Governor open to restrictions on assault weapons

Governor open to restrictions on assault weapons
An AR-15 semi-automatic rifle is seen in this photo.

PORTLAND, Ore. (AP) — Last week's shooting in an Oregon shopping mall and massacre at a Connecticut elementary school have made it all but certain that gun control will be on the table when the state Legislature convenes Jan. 10.

It remains to be seen, however, whether any restrictions will be approved in a state where a majority of households have guns, and where Democrats, who are generally more favorable to regulation, hold a slim 16-14 advantage in the Senate.

When Gov. John Kitzhaber ordered flags at half-staff for the victims of the shooting at Sandy Hook Elementary, he said he supported President Barack Obama's call for meaningful action to limit future tragedies.

Kitzhaber's spokesman, Tim Raphael, said Wednesday that the Democratic governor has asked his staff to bring forward a range of options to improve school security, expand access to mental health and address firearms regulations.

The twin rampages caused everyone to reflect on these intertwined issues and there's "clearly an opportunity to make progress," Raphael said.

Though improving school security and mental health might find bipartisan support, a potential ban on military-style assault weapons would not.

Ceasefire Oregon, a nonprofit group the seeks to reduce gun violence, has pushed for a ban on such weapons and has support from several Democratic legislators, including Sen. Ginny Burdick and Rep. Mitch Greenlick, both of Portland. The governor also appears to be on board.

"He really sees no reason for civilians to have assault weapons," Raphael said.

Burdick also plans to introduce legislation that would ban ammunition magazines that can hold more than 10 rounds. Greenlick, meanwhile, is sponsoring a bill to help schools pay for security enhancements.

"I believe in a well-regulated militia," Greenlick said. "But I don't believe every person has to have an assault rifle, or an atomic bomb or a tank or whatever."

The support of Greenlick and Burdick is not unexpected because both have long backed gun control. There is no indication, however, that pro-gun legislators are ready to switch positions.

Shortly after the Connecticut carnage, in which a gunman killed 20 children and seven adults, state Rep. Dennis Richardson, R-Central Point, emailed several school superintendents to say the death toll would have been lower if the gunman had been confronted with a weapon. Richardson said at least three officials in every school should be trained in the use of firearms.

Sen. Ted Ferrioli, of John Day, the top Senate Republican, said laws restricting certain firearms would affect law-abiding citizens and do nothing to deter criminals or madmen.

"Nothing makes sense if we're talking about someone who is deranged," he said. "You can't reach them with a deterrent and you can't reason with them."

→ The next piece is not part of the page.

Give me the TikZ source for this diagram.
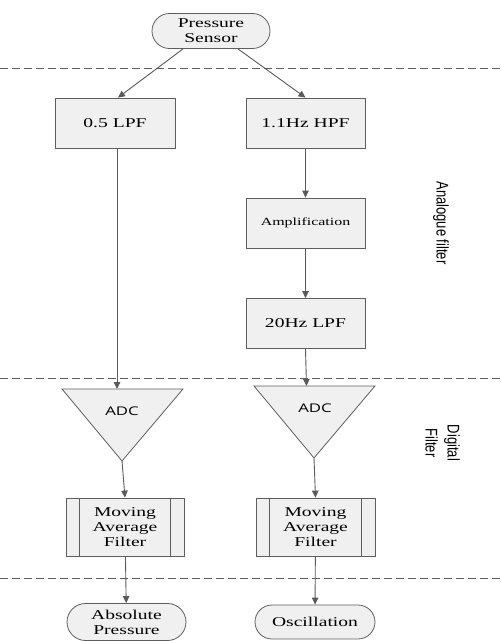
\documentclass[tikz,border=0pt]{standalone}
\usepackage{fontspec}
\setmainfont{Liberation Serif}[FakeStretch=1.45]
\newfontfamily\adcfont{Open Sans}[FakeStretch=1.4]
\newfontfamily\sidefont{Liberation Sans}
\usetikzlibrary{arrows.meta,shapes.misc}
\definecolor{boxfill}{HTML}{F0F0F0}
\definecolor{boxdraw}{HTML}{5E5E5E}
\definecolor{linecol}{HTML}{5A5A5A}
\begin{document}
\begin{tikzpicture}[x=1pt,y=-1pt,
  box/.style={draw=boxdraw, fill=boxfill, line width=0.8pt, minimum width=119pt,
    minimum height=50pt, inner sep=0pt, align=center,
    font=\fontsize{13.5}{15}\selectfont},
  term/.style={box, rounded rectangle, minimum height=35pt},
  mafbox/.style={box, minimum height=58pt,
    path picture={\draw[boxdraw, line width=0.8pt]
      ([xshift=13pt]path picture bounding box.north west) -- ([xshift=13pt]path picture bounding box.south west)
      ([xshift=-14pt]path picture bounding box.north east) -- ([xshift=-14pt]path picture bounding box.south east);}},
  arr/.style={draw=linecol, line width=0.9pt, -{Triangle[length=7pt,width=6.5pt]}},
  sepline/.style={draw=boxdraw, line width=0.8pt, dash pattern=on 8pt off 4pt},
  adcshape/.style={draw=boxdraw, fill=boxfill, line width=0.8pt, line join=miter},
  adctext/.style={font=\adcfont\fontsize{12}{14}\selectfont, inner sep=0pt},
  side/.style={rotate=-90, inner sep=0pt, align=center, font=\sidefont\fontsize{13}{17}\selectfont}
]
\useasboundingbox (0,0) rectangle (501,641);

% separators
\draw[sepline] (0,68) -- (501,68);
\draw[sepline] (0,378) -- (501,378);
\draw[sepline] (0,578) -- (501,578);

% nodes
\node[term, minimum width=118pt] (ps) at (211,31) {Pressure\\Sensor};
\node[box, minimum width=120pt] (lpf05) at (115,123) {0.5 LPF};
\node[box] (hpf) at (305.5,123) {1.1Hz HPF};
\node[box, font=\fontsize{11}{13}\selectfont] (amp) at (305.5,223) {Amplification};
\node[box] (lpf20) at (305.5,323.5) {20Hz LPF};

\draw[adcshape] (62,389) -- (183,389) -- (122,461) -- cycle;
\node[adctext] (adcL) at (122,411) {ADC};
\coordinate (adcLin) at (117,389);
\coordinate (adcLout) at (122,461);

\draw[adcshape] (254,386) -- (375,386) -- (314,458) -- cycle;
\node[adctext] (adcR) at (315,408) {ADC};
\coordinate (adcRin) at (306.5,386);
\coordinate (adcRout) at (314,458);

\node[mafbox, minimum width=118pt] (mafL) at (125,527) {Moving\\Average\\Filter};
\node[mafbox] (mafR) at (315.5,527) {Moving\\Average\\Filter};

\node[term, minimum width=119pt, minimum height=37pt] (absp) at (126.5,622) {Absolute\\Pressure};
\node[term, minimum width=120pt, minimum height=34pt] (osc) at (315,622) {Oscillation};

% side labels
\node[side] (lab1) at (441,223) {\scalebox{1}[1.3]{Analogue filter}};
\node[side] (lab2) at (441,443) {\scalebox{1}[1.3]{\begin{tabular}{@{}c@{}}Digital\\Filter\end{tabular}}};

% connectors
\draw[arr] ([xshift=-28pt]ps.south) -- ([xshift=3pt]lpf05.north);
\draw[arr] ([xshift=27pt]ps.south) -- (hpf.north);
\draw[arr] (lpf05.south -| adcLin) -- (adcLin);
\draw[arr] (hpf) -- (amp);
\draw[arr] (amp) -- (lpf20);
\draw[arr] (lpf20.south) -- (adcRin);
\draw[arr] (adcLout) -- (mafL.north);
\draw[arr] (adcRout) -- (mafR.north);
\draw[arr] (mafL) -- (absp);
\draw[arr] (mafR) -- (osc);
\end{tikzpicture}
\end{document}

To draw a parallel, Ferrioli said he believes some killers are motivated to shoot up public places because they want notoriety. Banning the media from releasing the names of mass killers might reduce violence, he said, but at the cost of First Amendment rights.

Ferrioli said lawmakers are under tremendous pressure "to do something" after a major event, but finding a fair, effective solution is easier said than done.

"There are a lot of forms of grieving, and one of them is to try to take some meaningful action," he said. "But I don't think anything I've heard suggested so far is meaningful."

Besides holding a two-seat advantage in the Senate, Democrats control the House 34-26. Even with those advantages, getting the votes for gun control will not be easy, Greenlick said.

"It's not an easy call for some of the legislators, particularly some of the new ones," he said. "They are, as I am, being bombarded by mail from all over the state, telling us that we're leaders of a fascist state trying to take away the guns of the citizens."